Tyler Herro: For Kentucky players, being a pro starts long before the NBA
In saying how a season as a Kentucky freshman helped get him to the NBA Combine — and he hopes beyond — Tyler Herro all but quoted the pitchman on the television car rental commercial. UK taught him to “go like a pro.”
“They really prepare you to be a professional,” he said Friday. “That’s really the reason I went to Kentucky. To enjoy a great year of college and be the professional I hope to be someday.”
In Herro’s telling, the lessons in being a pro began almost immediately upon his arrival from Wisconsin as a well-thought of, if not wildly-heralded, recruit. He credited UK Coach John Calipari.
“Since the day I stepped on campus for the first time, he just taught me and the rest of my teammates how to be pros, and how to go about everything professionally. Just do things on time. Be a grown man. Obviously, (I’m) stepping into a grown man’s world.”
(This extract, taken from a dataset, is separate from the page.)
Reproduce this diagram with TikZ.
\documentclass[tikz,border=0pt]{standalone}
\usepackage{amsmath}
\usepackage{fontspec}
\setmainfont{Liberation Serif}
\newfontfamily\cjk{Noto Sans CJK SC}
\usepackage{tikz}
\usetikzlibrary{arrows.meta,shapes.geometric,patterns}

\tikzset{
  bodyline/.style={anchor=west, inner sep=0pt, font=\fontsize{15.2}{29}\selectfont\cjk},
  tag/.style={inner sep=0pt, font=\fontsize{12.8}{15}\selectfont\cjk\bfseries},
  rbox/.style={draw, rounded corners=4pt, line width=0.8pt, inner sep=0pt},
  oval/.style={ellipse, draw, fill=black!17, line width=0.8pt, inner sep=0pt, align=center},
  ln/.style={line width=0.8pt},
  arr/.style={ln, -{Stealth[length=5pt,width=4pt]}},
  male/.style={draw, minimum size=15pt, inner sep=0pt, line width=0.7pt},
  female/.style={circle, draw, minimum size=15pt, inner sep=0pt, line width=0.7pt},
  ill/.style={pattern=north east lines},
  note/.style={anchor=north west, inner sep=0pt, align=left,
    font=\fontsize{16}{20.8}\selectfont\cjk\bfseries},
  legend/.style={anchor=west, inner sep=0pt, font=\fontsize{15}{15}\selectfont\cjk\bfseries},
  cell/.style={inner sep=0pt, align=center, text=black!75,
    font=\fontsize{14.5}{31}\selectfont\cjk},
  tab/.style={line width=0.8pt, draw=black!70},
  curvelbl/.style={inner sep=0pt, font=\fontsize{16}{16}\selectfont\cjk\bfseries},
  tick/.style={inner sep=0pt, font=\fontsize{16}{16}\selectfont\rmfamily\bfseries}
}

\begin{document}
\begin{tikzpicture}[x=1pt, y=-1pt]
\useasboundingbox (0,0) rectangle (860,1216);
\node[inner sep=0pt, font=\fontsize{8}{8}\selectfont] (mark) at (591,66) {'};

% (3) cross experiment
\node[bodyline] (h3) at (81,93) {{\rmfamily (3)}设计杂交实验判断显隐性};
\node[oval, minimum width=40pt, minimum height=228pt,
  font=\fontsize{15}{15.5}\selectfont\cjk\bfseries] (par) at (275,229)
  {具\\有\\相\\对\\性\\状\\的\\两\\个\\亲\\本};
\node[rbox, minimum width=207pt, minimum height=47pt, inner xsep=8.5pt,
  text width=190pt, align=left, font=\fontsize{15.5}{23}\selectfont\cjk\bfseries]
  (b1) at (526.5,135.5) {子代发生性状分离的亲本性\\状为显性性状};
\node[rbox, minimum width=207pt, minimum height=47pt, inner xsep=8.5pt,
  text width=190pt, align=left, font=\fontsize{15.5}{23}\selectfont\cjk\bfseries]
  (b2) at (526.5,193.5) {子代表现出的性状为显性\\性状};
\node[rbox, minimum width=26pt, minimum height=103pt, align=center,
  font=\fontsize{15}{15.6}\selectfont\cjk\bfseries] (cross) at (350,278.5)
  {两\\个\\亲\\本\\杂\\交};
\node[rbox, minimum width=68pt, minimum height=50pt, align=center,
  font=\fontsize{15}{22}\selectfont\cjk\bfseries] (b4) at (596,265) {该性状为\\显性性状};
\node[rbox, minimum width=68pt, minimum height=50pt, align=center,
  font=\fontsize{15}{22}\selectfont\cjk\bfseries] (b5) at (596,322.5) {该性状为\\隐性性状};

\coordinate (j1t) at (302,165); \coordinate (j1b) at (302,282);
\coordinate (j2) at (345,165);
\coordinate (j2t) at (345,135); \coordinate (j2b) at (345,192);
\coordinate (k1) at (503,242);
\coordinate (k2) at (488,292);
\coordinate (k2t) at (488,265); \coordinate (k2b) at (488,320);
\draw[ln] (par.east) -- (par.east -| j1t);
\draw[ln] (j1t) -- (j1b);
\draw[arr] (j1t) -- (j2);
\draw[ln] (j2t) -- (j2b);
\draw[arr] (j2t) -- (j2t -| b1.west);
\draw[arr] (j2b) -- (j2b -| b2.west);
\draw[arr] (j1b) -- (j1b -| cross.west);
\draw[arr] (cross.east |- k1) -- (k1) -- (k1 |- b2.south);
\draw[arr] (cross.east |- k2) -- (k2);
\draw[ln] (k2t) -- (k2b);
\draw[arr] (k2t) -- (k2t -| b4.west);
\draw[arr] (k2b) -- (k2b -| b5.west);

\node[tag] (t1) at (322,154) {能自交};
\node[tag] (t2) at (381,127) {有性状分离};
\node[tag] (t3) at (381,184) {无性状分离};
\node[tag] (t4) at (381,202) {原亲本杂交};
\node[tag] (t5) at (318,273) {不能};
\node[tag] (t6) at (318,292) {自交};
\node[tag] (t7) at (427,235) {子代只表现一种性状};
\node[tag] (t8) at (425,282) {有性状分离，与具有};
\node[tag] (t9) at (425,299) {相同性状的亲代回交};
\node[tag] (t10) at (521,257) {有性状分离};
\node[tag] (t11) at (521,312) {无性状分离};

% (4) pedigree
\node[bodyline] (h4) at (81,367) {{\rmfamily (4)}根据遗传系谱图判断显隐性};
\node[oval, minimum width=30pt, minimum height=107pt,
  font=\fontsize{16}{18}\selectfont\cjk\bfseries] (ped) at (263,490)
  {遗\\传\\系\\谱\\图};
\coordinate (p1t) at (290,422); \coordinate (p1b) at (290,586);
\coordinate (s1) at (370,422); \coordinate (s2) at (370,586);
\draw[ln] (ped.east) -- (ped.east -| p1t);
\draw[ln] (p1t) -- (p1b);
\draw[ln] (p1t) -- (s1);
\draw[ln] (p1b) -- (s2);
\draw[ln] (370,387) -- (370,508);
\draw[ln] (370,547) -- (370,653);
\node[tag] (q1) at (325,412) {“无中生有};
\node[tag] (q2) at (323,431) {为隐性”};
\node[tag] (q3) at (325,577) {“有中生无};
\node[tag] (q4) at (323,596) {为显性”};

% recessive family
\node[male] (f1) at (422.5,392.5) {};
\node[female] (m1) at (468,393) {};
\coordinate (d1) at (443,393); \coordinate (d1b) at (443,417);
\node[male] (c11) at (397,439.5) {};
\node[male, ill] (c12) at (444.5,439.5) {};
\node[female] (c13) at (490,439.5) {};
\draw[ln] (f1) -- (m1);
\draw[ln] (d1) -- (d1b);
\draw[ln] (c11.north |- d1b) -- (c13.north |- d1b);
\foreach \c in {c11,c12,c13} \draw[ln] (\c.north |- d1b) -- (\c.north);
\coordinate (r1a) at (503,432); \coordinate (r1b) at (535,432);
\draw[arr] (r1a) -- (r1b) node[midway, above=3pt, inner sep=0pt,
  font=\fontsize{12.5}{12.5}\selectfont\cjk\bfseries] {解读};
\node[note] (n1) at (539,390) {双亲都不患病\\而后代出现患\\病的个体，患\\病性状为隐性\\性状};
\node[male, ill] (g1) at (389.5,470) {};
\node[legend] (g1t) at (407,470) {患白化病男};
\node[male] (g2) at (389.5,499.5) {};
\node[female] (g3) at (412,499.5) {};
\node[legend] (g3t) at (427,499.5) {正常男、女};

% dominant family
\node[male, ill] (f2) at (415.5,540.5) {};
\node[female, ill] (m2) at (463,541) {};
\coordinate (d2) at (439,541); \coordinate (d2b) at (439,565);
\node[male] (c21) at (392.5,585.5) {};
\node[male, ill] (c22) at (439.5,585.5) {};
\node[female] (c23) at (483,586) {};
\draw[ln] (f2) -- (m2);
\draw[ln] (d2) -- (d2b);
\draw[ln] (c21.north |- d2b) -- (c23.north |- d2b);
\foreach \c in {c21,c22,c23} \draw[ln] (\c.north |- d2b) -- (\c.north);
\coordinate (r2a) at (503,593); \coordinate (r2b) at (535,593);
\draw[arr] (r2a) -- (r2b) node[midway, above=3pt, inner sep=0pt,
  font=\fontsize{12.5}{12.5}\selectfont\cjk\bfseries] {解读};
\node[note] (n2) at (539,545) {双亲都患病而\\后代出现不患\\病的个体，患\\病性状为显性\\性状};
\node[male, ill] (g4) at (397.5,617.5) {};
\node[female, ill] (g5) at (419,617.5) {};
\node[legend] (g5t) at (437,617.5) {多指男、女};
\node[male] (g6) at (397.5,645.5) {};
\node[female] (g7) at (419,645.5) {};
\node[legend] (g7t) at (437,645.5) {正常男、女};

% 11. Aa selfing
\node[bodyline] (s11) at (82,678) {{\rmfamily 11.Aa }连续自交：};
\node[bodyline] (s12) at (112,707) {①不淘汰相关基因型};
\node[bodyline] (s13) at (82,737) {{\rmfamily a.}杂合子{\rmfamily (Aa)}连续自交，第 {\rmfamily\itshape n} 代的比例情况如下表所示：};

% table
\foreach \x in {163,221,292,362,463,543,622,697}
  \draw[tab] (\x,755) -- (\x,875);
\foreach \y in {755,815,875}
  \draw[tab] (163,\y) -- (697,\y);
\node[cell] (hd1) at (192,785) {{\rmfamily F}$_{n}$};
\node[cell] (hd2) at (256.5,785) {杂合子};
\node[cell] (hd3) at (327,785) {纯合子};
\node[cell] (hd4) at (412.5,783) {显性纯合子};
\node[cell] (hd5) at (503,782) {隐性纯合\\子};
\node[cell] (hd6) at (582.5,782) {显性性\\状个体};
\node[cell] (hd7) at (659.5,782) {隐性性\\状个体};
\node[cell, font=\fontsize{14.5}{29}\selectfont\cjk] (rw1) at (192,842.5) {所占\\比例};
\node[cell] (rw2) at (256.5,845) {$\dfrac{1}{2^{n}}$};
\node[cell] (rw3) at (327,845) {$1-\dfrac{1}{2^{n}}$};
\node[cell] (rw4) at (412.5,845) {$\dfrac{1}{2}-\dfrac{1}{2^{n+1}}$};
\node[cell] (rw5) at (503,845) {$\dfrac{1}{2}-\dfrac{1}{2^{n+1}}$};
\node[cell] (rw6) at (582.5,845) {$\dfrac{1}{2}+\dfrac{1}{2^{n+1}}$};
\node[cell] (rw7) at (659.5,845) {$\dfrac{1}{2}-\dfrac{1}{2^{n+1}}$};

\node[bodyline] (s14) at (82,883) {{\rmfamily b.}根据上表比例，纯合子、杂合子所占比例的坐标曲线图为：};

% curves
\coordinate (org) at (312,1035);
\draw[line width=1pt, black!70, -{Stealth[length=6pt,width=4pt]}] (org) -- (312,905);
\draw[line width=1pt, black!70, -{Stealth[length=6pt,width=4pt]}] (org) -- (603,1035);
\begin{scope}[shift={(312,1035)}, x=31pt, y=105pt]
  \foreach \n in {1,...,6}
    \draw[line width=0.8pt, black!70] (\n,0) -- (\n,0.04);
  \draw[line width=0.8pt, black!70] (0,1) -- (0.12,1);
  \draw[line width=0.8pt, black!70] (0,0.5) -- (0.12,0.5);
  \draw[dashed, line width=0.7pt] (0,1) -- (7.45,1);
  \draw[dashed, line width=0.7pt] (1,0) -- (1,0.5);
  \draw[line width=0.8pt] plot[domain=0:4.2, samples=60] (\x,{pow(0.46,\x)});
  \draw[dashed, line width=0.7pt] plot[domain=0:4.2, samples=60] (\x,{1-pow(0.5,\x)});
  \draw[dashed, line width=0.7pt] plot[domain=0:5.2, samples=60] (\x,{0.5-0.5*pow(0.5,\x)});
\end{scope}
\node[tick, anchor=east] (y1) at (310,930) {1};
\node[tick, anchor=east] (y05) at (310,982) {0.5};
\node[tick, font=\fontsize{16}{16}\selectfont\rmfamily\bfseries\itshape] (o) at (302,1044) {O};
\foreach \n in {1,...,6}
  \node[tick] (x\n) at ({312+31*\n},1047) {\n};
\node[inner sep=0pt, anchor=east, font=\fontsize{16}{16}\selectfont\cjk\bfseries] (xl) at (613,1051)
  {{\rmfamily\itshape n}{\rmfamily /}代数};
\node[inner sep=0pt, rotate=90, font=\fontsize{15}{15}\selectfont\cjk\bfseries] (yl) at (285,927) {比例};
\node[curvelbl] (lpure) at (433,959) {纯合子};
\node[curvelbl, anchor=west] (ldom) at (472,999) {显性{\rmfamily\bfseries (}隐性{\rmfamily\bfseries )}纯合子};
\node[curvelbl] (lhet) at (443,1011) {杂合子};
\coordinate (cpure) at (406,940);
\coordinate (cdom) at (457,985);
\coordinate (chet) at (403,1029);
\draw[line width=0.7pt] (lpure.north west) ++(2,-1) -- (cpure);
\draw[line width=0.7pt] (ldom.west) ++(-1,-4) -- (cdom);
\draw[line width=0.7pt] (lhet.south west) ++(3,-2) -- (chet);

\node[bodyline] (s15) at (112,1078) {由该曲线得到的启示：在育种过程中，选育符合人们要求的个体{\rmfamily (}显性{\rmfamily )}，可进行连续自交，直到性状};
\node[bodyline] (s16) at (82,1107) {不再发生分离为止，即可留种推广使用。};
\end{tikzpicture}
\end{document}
Calipari and associate coach Kenny Payne continued to counsel him throughout the season and into this week’s Combine.
“Just enjoy the process,” he said of the coaches’ advice. “You can only do it once, so enjoy it. To take it one day at a time and continue to get better every single day.”
Calipari’s influence showed in Herro’s announcement of entering his name in this year’s NBA Draft. In his initial announcement, Herro kept open the option of playing for UK next season. Then a week or so later, he announced that would stay in the draft.
“Coach Cal just wanted to get as much feedback as possible for me,” Herro said of this interim period. “I pretty much told them … I was pretty much leaving no matter what. But he said, ‘Just leave it open. I’ll get the right feedback for you.’ And he got what I wanted to hear.”
“Top-20 pick,” Herro said.
PJ’s ‘little brother’
Outgoing sophomore PJ Washington and incoming freshman Tyrese Maxey are both from Dallas. They shared the same trainer. Washington vouched for Maxey being capable of making an impact for UK next season.
“I’ve been knowing him since he was, like, in the first grade,” Washington said. “He’s always been dominant. I expect nothing less of him (in 2019-20).”
Washington likened Maxey to former Florida standout and current Washington Wizard Bradley Beal: a two-way player who can defend as well as score.
Of Maxey teaming with Ashton Hagans as a defensive-minded backcourt duo next season, Washington said, “I feel they’re both going to step to the plate and do what they need to do.”
During the telecast of the NBA lottery selection-of-order show, Herro and Washington got plenty of exposure. Herro sat directly behind Duke star Zion Williamson, the expected first overall pick. Washington sat two seats to Williamson’s right.
Nearly every time the camera showed Williamson’s reaction, there were Herro and Washington.
“I was just in the background,” said Herro, who added that the players were assigned seats. “It was all Zion.”
Herro said he received photos of himself with Williamson.
Washington did not. “There’s no wifi in the hotel,” he said. “So you can’t really talk to anybody.”
After a standout freshman season, Charles Bassey of Western Kentucky entered his name in this year’s NBA Draft. He participated in the NBA Combine while keeping open the option of playing another season of college basketball.
“Everybody wants to stay in the draft,” he said. “That’s the goal.”
Bassey, who is 6-11, averaged a double-double for WKU last season: 14.6 points and 10.0 rebounds. He also led the Hilltoppers with 81 blocks while making nearly half his three-point shots (nine of 20). He was named Conference USA’s Freshman of the Year and Defensive Player of the Year.
When asked why he entered the draft, Bassey said, “Just the way I played. I just feel I can do this.”
Bassey dismissed mock drafts that have him being selected late in the second round. “I just feel I’m better than that,” he said. “I don’t look at mock drafts. My game is going to speak for itself.”
In his first Combine game, Bassey made one of six shots, scored five points and grabbed four rebounds.
Grant Williams said he planned to announce Saturday if he will stay in this year’s NBA Draft or return to Tennessee for a senior season.
“I’m a very analytical guy,” he said. “I’ll weigh everything about going back or staying in. And then I’ll judge. … There’s no right or wrong in my decision. So I think there’s two rights.”
Tennessee teammate Jordan Bone said he planned to make a decision about staying in the draft or returning to UT on May 29, which is the NCAA deadline for withdrawing and retaining college eligibility.